ABBA’s music is orchestrated into events seamlessly for the most part save for a couple of exceptions, most notably a stunning version of “Andante, Andante” performed by James. There’s also a sublime duet of “Fernando” sung by Cher (portraying Sophie’s Las Vegas megastar grandmother Ruby Sheridan) and Garcia that, as cheekily staged as it might be, is so heartfelt and nakedly raw the fact the moment itself was a great big pile of over-the-top hooey didn’t really matter one single solitary bit. It’s also interesting that the three actors they’ve cast to play Sam (Jeremy Irvine), Bill (Josh Dylan) and Harry (Hugh Skinner) as youngsters can actually sing pretty well while Brosnan, Skarsgård and Firth noticeably still cannot, and as such I can only assume all three became tone deaf the moment Donna exiled them all from her life to remain on Kalokairi on her own.

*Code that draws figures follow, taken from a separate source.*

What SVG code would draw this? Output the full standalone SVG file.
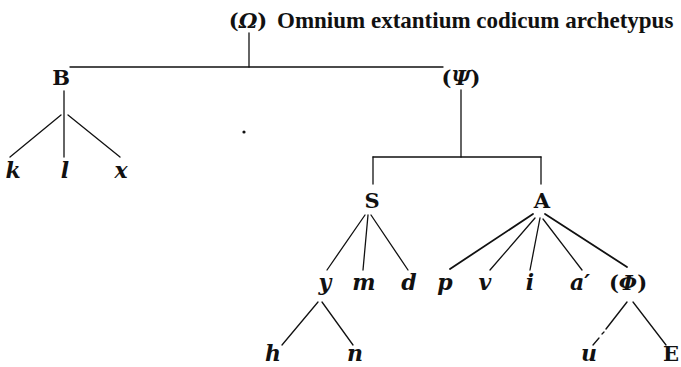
<svg xmlns="http://www.w3.org/2000/svg" width="681" height="367" viewBox="0 0 681 367">
<style>
text{font-family:"DejaVu Serif","Liberation Serif",serif;font-weight:bold;fill:#111;text-anchor:middle}
.r{font-size:21px}
.i{font-size:22px;font-style:italic}
.t{font-family:"Liberation Serif",serif;font-size:23px;text-anchor:start}
line,path{stroke:#111;stroke-width:1.3;fill:none;stroke-linecap:round}
.th{stroke-width:1.8}
</style>
<rect width="681" height="367" fill="#fff"/>
<g id="connectors">
<line x1="249" y1="33" x2="249" y2="67"/>
<line x1="70" y1="67" x2="443" y2="67"/>
<line x1="64" y1="91" x2="64" y2="157"/>
<line x1="61" y1="115" x2="10" y2="157"/>
<line x1="68" y1="115" x2="120" y2="157"/>
<line x1="461" y1="90" x2="461" y2="157"/>
<line x1="373" y1="157" x2="541" y2="157"/>
<line x1="373" y1="157" x2="373" y2="184"/>
<line x1="541" y1="157" x2="541" y2="184"/>
<line x1="365" y1="215" x2="327" y2="270"/>
<line x1="368" y1="215" x2="363" y2="270"/>
<line x1="371" y1="215" x2="408" y2="270"/>
<line class="th" x1="533" y1="214" x2="450" y2="269"/>
<line x1="535" y1="218" x2="490" y2="270"/>
<line x1="540" y1="218" x2="530" y2="270"/>
<line x1="543" y1="219" x2="582" y2="270"/>
<line class="th" x1="545" y1="214" x2="627" y2="267"/>
<line x1="318" y1="302" x2="282" y2="345"/>
<line x1="322" y1="302" x2="353" y2="345"/>
<line x1="627" y1="302" x2="606" y2="329" style="stroke-width:1.4"/>
<line x1="604" y1="332" x2="602" y2="334"/>
<line x1="599" y1="338" x2="593" y2="345"/>
<line x1="633" y1="302" x2="666" y2="345"/>
</g>
<circle cx="244" cy="132" r="1.6" fill="#111"/>
<g id="omega">
<text class="r" x="248" y="28">(<tspan font-style="italic">Ω</tspan>)</text>
<text class="t" x="277" y="28">Omnium extantium codicum archetypus</text>
</g>
<g id="B"><text class="r" x="61" y="85">B</text></g>
<g id="psi"><text class="r" x="461" y="85">(<tspan font-style="italic">Ψ</tspan>)</text></g>
<g id="k"><text class="i" x="13" y="178">k</text></g>
<g id="l"><text class="i" x="65" y="178">l</text></g>
<g id="x"><text class="i" x="121" y="178">x</text></g>
<g id="S"><text class="r" x="372" y="208">S</text></g>
<g id="A"><text class="r" x="542" y="208">A</text></g>
<g id="y"><text class="i" x="325" y="290">y</text></g>
<g id="m"><text class="i" x="364" y="290">m</text></g>
<g id="d"><text class="i" x="409" y="290">d</text></g>
<g id="p"><text class="i" x="445" y="290">p</text></g>
<g id="v"><text class="i" x="485" y="290">v</text></g>
<g id="i"><text class="i" x="530" y="290">i</text></g>
<g id="a"><text class="i" x="580" y="290">a′</text></g>
<g id="phi"><text class="r" x="628" y="290">(<tspan font-style="italic">Φ</tspan>)</text></g>
<g id="h"><text class="i" x="273" y="361">h</text></g>
<g id="n"><text class="i" x="355" y="361">n</text></g>
<g id="u"><text class="i" x="589" y="361">u</text></g>
<g id="E"><text class="r" x="671" y="361">E</text></g>
</svg>
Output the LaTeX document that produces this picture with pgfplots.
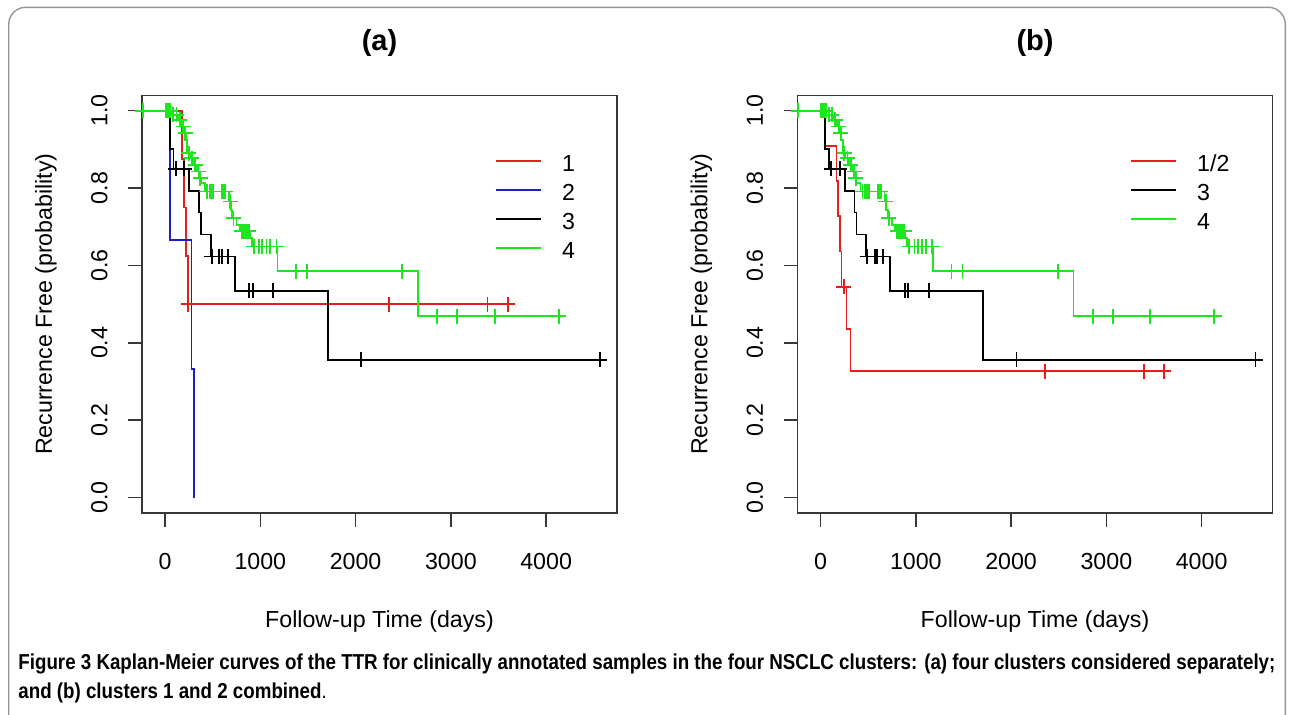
\documentclass[border=0pt]{standalone}
\usepackage{fontspec}
\setmainfont{Liberation Sans}
\usepackage{pgfplots}
\usepackage{pgfplotstable}
\usepackage{graphicx}
\pgfplotsset{compat=1.18}

\definecolor{kmred}{RGB}{230,30,30}
\definecolor{kmblue}{RGB}{30,30,200}
\definecolor{kmgreen}{RGB}{30,230,30}
\definecolor{boxgray}{RGB}{55,55,55}
\definecolor{framegray}{RGB}{150,150,150}

% cluster 3 (same in both panels)
\pgfplotstableread{
t S
0 1
50 0.9
88 0.85
255 0.793
357 0.737
378 0.680
479 0.623
730 0.534
1708 0.356
4565 0.356
}\blackline
\pgfplotstableread{
t S
112 0.85
200 0.85
490 0.623
570 0.623
595 0.623
658 0.623
885 0.534
920 0.534
1137 0.534
2057 0.356
4565 0.356
}\blackcens

% cluster 4 (same in both panels)
\pgfplotstableread{
t S
-235 1
62 0.989
135 0.976
172 0.959
198 0.942
220 0.924
232 0.890
262 0.877
300 0.860
335 0.843
362 0.826
378 0.813
420 0.791
672 0.765
690 0.744
705 0.722
750 0.705
785 0.688
890 0.671
910 0.649
1180 0.585
2655 0.469
4132 0.469
}\greenline
\pgfplotstableread{
t S
-235 1
5 1
15 1
25 1
35 1
45 1
55 1
85 0.989
120 0.989
155 0.976
190 0.959
212 0.942
248 0.890
282 0.877
318 0.860
352 0.843
370 0.826
440 0.791
470 0.791
490 0.791
505 0.791
598 0.791
615 0.791
632 0.791
683 0.765
718 0.722
805 0.688
825 0.688
845 0.688
862 0.688
880 0.688
930 0.649
985 0.649
1020 0.649
1065 0.649
1105 0.649
1170 0.649
1375 0.585
1490 0.585
2490 0.585
2858 0.469
3066 0.469
3460 0.469
4132 0.469
}\greencens

\pgfplotsset{
  km/.style={
    scale only axis,
    width=237.5pt, height=208.9pt,
    xmin=-242, xmax=4744, ymin=-0.04, ymax=1.04,
    xtick={0,1000,2000,3000,4000},
    ytick={0,0.2,0.4,0.6,0.8,1.0},
    tick align=outside,
    major tick length=7pt,
    xtick pos=bottom, ytick pos=left,
    axis line style={draw=boxgray, line width=0.7pt},
    tick style={boxgray, line width=0.7pt},
    tick label style={font=\fontsize{11.6}{13}\selectfont, inner sep=0pt},
    label style={font=\fontsize{11.6}{13}\selectfont},
    /pgf/number format/assume math mode=true,
    xticklabel style={/pgf/number format/1000 sep={}, anchor=north},
    yticklabel style={/pgf/number format/fixed, /pgf/number format/fixed zerofill,
      /pgf/number format/precision=1, rotate=90, anchor=south},
    xticklabel shift=13pt,
    yticklabel shift=10pt,
    xlabel={Follow-up Time (days)},
    ylabel={Recurrence Free (probability)},
    xlabel style={at={(axis description cs:0.5,-0.273)}, anchor=base},
    ylabel style={at={(axis description cs:-0.1895,0.5)}, anchor=base},
    legend style={draw=none, fill=none, inner sep=0pt, row sep=5.5pt, column sep=10pt,
      font=\fontsize{11.6}{13}\selectfont,
      nodes={inner sep=0pt, text height=9pt, text depth=0pt, anchor=base west}},
    legend image code/.code={\draw[##1, line width=0.9pt] (0pt,5pt) -- (22.5pt,5pt);},
    every axis plot/.append style={line width=0.9pt},
  },
  cens/.style={only marks, mark=+, mark size=3.75pt, mark options={line width=0.9pt}, forget plot},
}

\newsavebox\capA
\newsavebox\capB

\begin{document}%
\sbox\capA{\bfseries\fontsize{10.8}{12}\selectfont Figure 3 Kaplan-Meier curves of the TTR for clinically annotated samples in the four NSCLC clusters: (a) four clusters considered separately;}%
\sbox\capB{\fontsize{10.8}{12}\selectfont\textbf{and (b) clusters 1 and 2 combined}.}%
\pgfmathsetmacro\capsc{628.5/\the\wd\capA}%
\begin{tikzpicture}
\begin{scope}[x=0.5pt,y=-0.5pt]
\useasboundingbox (0,0) rectangle (1294,714);
\draw[framegray, line width=0.7pt, rounded corners=8.5pt]
  (8.7,760) -- (8.7,7.3) -- (1285.3,7.3) -- (1285.3,760);
\node[font=\bfseries\fontsize{14.5}{16}\selectfont, anchor=base] at (379.5,50) {(a)};
\node[font=\bfseries\fontsize{14.5}{16}\selectfont, anchor=base] at (1035,50) {(b)};
\node[anchor=base west, inner sep=0pt] at (18,669.5) {\scalebox{\capsc}[1]{\usebox\capA}};
\node[anchor=base west, inner sep=0pt] at (18,698.5) {\scalebox{\capsc}[1]{\usebox\capB}};
\end{scope}

% (a) four clusters considered separately
\begin{axis}[km, at={(71pt,-256.5pt)}, anchor=south west,
  legend style={at={(axis description cs:0.743,0.862)}, anchor=north west}]
\addplot[kmred, const plot] coordinates {(0,1) (175,0.875) (199,0.75) (220,0.625) (245,0.5) (3598,0.5)};
\addlegendentry{1}
\addplot[kmred, cens] coordinates {(245,0.5) (2352,0.5) (3385,0.5) (3598,0.5)};
\addplot[kmblue, const plot] coordinates {(0,1) (52,0.6667) (277,0.3333) (304,0)};
\addlegendentry{2}
\addplot[black, const plot] table[x=t, y=S] {\blackline};
\addlegendentry{3}
\addplot[black, cens] table[x=t, y=S] {\blackcens};
\addplot[kmgreen, const plot] table[x=t, y=S] {\greenline};
\addlegendentry{4}
\addplot[kmgreen, cens] table[x=t, y=S] {\greencens};
\end{axis}

% (b) clusters 1 and 2 combined
\begin{axis}[km, at={(398.75pt,-256.5pt)}, anchor=south west,
  legend style={at={(axis description cs:0.700,0.862)}, anchor=north west}]
\addplot[kmred, const plot] coordinates {(0,1) (45,0.909) (168,0.818) (185,0.727) (203,0.636) (220,0.545) (273,0.436) (315,0.327) (3603,0.327)};
\addlegendentry{1/2}
\addplot[kmred, cens] coordinates {(245,0.545) (2354,0.327) (3393,0.327) (3603,0.327)};
\addplot[black, const plot] table[x=t, y=S] {\blackline};
\addlegendentry{3}
\addplot[black, cens] table[x=t, y=S] {\blackcens};
\addplot[kmgreen, const plot] table[x=t, y=S] {\greenline};
\addlegendentry{4}
\addplot[kmgreen, cens] table[x=t, y=S] {\greencens};
\end{axis}
\end{tikzpicture}%
\end{document}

I still can’t stand Mamma Mia! That movie drove me so up the wall I’m sitting here cringing in aural pain as I think about it again right now writing this sentence. That means I’m as flabbergasted as anyone that I enjoyed Mamma Mia! Here We Go Again as much as I did. But this sequel got to me and did so within in the first few minutes, an opening rendition of “When I Kissed the Teacher” having a sundrenched Technicolor exuberance that’s wondrous. This is why it’s important to give each film the benefit of the doubt instead of throwing in the towel before the curtain even opens, because you never know when the song the filmmakers are about to sing is going to be one you’re going to merrily want to hum right along with.